Core banking refers to the essential software system in the banking industry that manages and handles fundamental banking operations. It is integrated with various other systems within the bank to ensure seamless and efficient operations. The core banking system includes the following functions:

  • Deposit management: This module handles various types of accounts, including fixed deposit accounts, demand deposit accounts, escrow accounts, and savings accounts.
  • Loan management: This module supports users in managing various types of loan contracts, including line of credit, non-revolving loan, syndicated loan, interest rate subsidy loan, and overdraft loan.
  • Fund transfer and payment management: This module facilitates various types of fund transfers, including internal transfers using identity papers, local interbank transfers, outward/inward remittances, and payroll services for enterprises
  • Cash management:  This module oversees the declaration of cash management funds (treasuries), the establishment and regulation of cashier limits, and the comprehensive management of cash balances by fund, currency, denomination, and bill eligibility for circulation.
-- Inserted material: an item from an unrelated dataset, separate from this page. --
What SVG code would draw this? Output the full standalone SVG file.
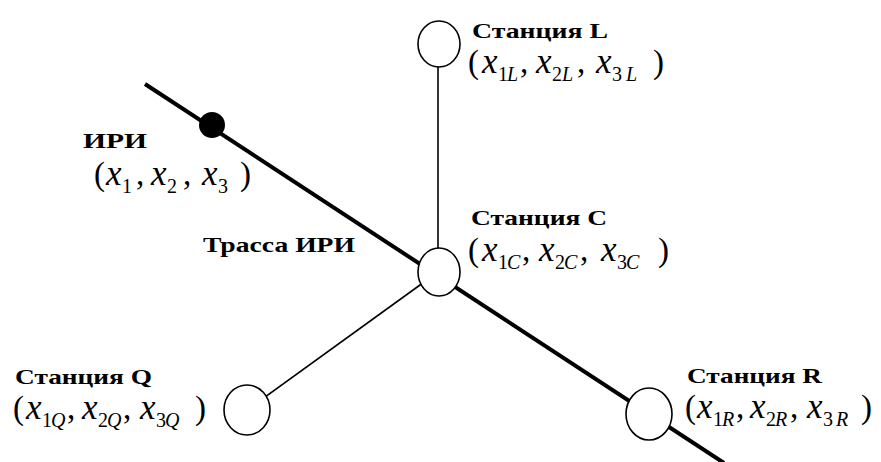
<svg xmlns="http://www.w3.org/2000/svg" width="881" height="462" viewBox="0 0 881 462">
<style>
.bg{fill:#fff}
.track{stroke:#000;stroke-width:4;fill:none}
.link{stroke:#000;stroke-width:1.6;fill:none}
.st{fill:#fff;stroke:#000;stroke-width:1.6}
.t{font-family:"Liberation Serif","Times New Roman",serif;font-weight:bold;font-size:22px;fill:#000}
.f{font-family:"Liberation Serif","Times New Roman",serif;font-size:33px;fill:#000}
.i{font-style:italic;font-size:35px}
.s{font-size:20px}
.si{font-size:20px;font-style:italic}
</style>
<rect class="bg" width="881" height="462"/>
<g id="connectors">
<line class="track" x1="145" y1="84" x2="724" y2="463"/>
<line class="link" x1="438" y1="44" x2="438" y2="272"/>
<line class="link" x1="438" y1="272" x2="247" y2="410"/>
</g>
<g id="iri">
<circle cx="212" cy="125" r="13" fill="#000"/>
<text class="t" x="83" y="148" textLength="64" lengthAdjust="spacingAndGlyphs">ИРИ</text>
<text class="f" transform="translate(94,185)"><tspan x="0">(</tspan><tspan class="i" x="12">x</tspan><tspan class="s" x="28" y="8">1</tspan><tspan x="42" y="0">,</tspan><tspan class="i" x="57">x</tspan><tspan class="s" x="73" y="8">2</tspan><tspan x="89" y="0">,</tspan><tspan class="i" x="108">x</tspan><tspan class="s" x="124" y="8">3</tspan><tspan x="146" y="0">)</tspan></text>
</g>
<g id="track-label">
<text class="t" x="203" y="252" textLength="152" lengthAdjust="spacingAndGlyphs">Трасса ИРИ</text>
</g>
<g id="station-L">
<ellipse class="st" cx="439" cy="44" rx="21" ry="23"/>
<text class="t" x="472" y="38" textLength="136" lengthAdjust="spacingAndGlyphs">Станция L</text>
<text class="f" transform="translate(468,73)"><tspan x="0">(</tspan><tspan class="i" x="14">x</tspan><tspan class="s" x="30" y="8">1</tspan><tspan class="si" x="39" y="8">L</tspan><tspan x="52" y="0">,</tspan><tspan class="i" x="68">x</tspan><tspan class="s" x="84" y="8">2</tspan><tspan class="si" x="94" y="8">L</tspan><tspan x="109" y="0">,</tspan><tspan class="i" x="128">x</tspan><tspan class="s" x="144" y="8">3</tspan><tspan class="si" x="158" y="8">L</tspan><tspan x="185" y="0">)</tspan></text>
</g>
<g id="station-C">
<ellipse class="st" cx="439" cy="272" rx="21" ry="24"/>
<text class="t" x="471" y="225" textLength="136" lengthAdjust="spacingAndGlyphs">Станция С</text>
<text class="f" transform="translate(468,261)"><tspan x="0">(</tspan><tspan class="i" x="14">x</tspan><tspan class="s" x="30" y="8">1</tspan><tspan class="si" x="39" y="8">C</tspan><tspan x="54" y="0">,</tspan><tspan class="i" x="71">x</tspan><tspan class="s" x="87" y="8">2</tspan><tspan class="si" x="96" y="8">C</tspan><tspan x="112" y="0">,</tspan><tspan class="i" x="133">x</tspan><tspan class="s" x="149" y="8">3</tspan><tspan class="si" x="158" y="8">C</tspan><tspan x="190" y="0">)</tspan></text>
</g>
<g id="station-Q">
<ellipse class="st" cx="247" cy="410" rx="23" ry="25"/>
<text class="t" x="15" y="384" textLength="137" lengthAdjust="spacingAndGlyphs">Станция Q</text>
<text class="f" transform="translate(13,419)"><tspan x="0">(</tspan><tspan class="i" x="13">x</tspan><tspan class="s" x="29" y="8">1</tspan><tspan class="si" x="38" y="8">Q</tspan><tspan x="54" y="0">,</tspan><tspan class="i" x="69">x</tspan><tspan class="s" x="85" y="8">2</tspan><tspan class="si" x="94" y="8">Q</tspan><tspan x="110" y="0">,</tspan><tspan class="i" x="127">x</tspan><tspan class="s" x="143" y="8">3</tspan><tspan class="si" x="152" y="8">Q</tspan><tspan x="182" y="0">)</tspan></text>
</g>
<g id="station-R">
<ellipse class="st" cx="649" cy="414" rx="23" ry="26"/>
<text class="t" x="687" y="383" textLength="135" lengthAdjust="spacingAndGlyphs">Станция R</text>
<text class="f" transform="translate(685,418)"><tspan x="0">(</tspan><tspan class="i" x="12">x</tspan><tspan class="s" x="28" y="8">1</tspan><tspan class="si" x="37" y="8">R</tspan><tspan x="51" y="0">,</tspan><tspan class="i" x="65">x</tspan><tspan class="s" x="81" y="8">2</tspan><tspan class="si" x="90" y="8">R</tspan><tspan x="105" y="0">,</tspan><tspan class="i" x="122">x</tspan><tspan class="s" x="138" y="8">3</tspan><tspan class="si" x="151" y="8">R</tspan><tspan x="176" y="0">)</tspan></text>
</g>
</svg>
It also manages cash inflows and outflows, transfers between branches, currency exchanges between branches or with customers, ATM deposits, and the handling of issues related to counterfeit and suspected counterfeit bills, as well as sample and souvenir bills. Furthermore, it maintains inventory records by fund and currency type to ensure compliance with circulation standards.
  • Foreign exchange: This module manages various foreign exchange operations, including spot, forward, swap, and internal foreign exchange transactions between departments.
  • Guarantee management: This module supports various types of guarantees, including regular guarantees and co-guarantees.  It also manages guarantee contracts, guarantee letters, letter adjustments and letter settlement.
  • Trade finance: This module provides features for managing trade finance contracts, including contract creation, amendments, and payment/settlement operations.
  • Certificate management: This module manages and tracks important certificates within the system, including those for term savings books, non-term savings books, cheques, and guarantee letters.
  • Money market management: This module facilitates the management of borrowing, depositing, loan reception, and deposit reception activities between banks and their financial partners.
  • Limit management: This module supports functionalities related to customer and user limits.
  • Collateral management: This module oversees commitments to ensure loan performance through collateral, mortgages, and collateral linked to the loan contract or the guarantee contract of the third party
  • Customer Information File (CIF) management: This module oversees the management of customer profiles across corporate and retail banking sectors.
  • General Ledger/Accounting: This module establishes accounting systems, defines accounting rules, and maintains accounting books.
  • Loan classification and provision: This module conducts daily loan classification as per regulatory guidelines and executes periodic provision accounting.
  • System management: This module empowers administrators to execute tasks pertaining to system operations and administration.
  • Product management: This module enables the definition and configuration of products.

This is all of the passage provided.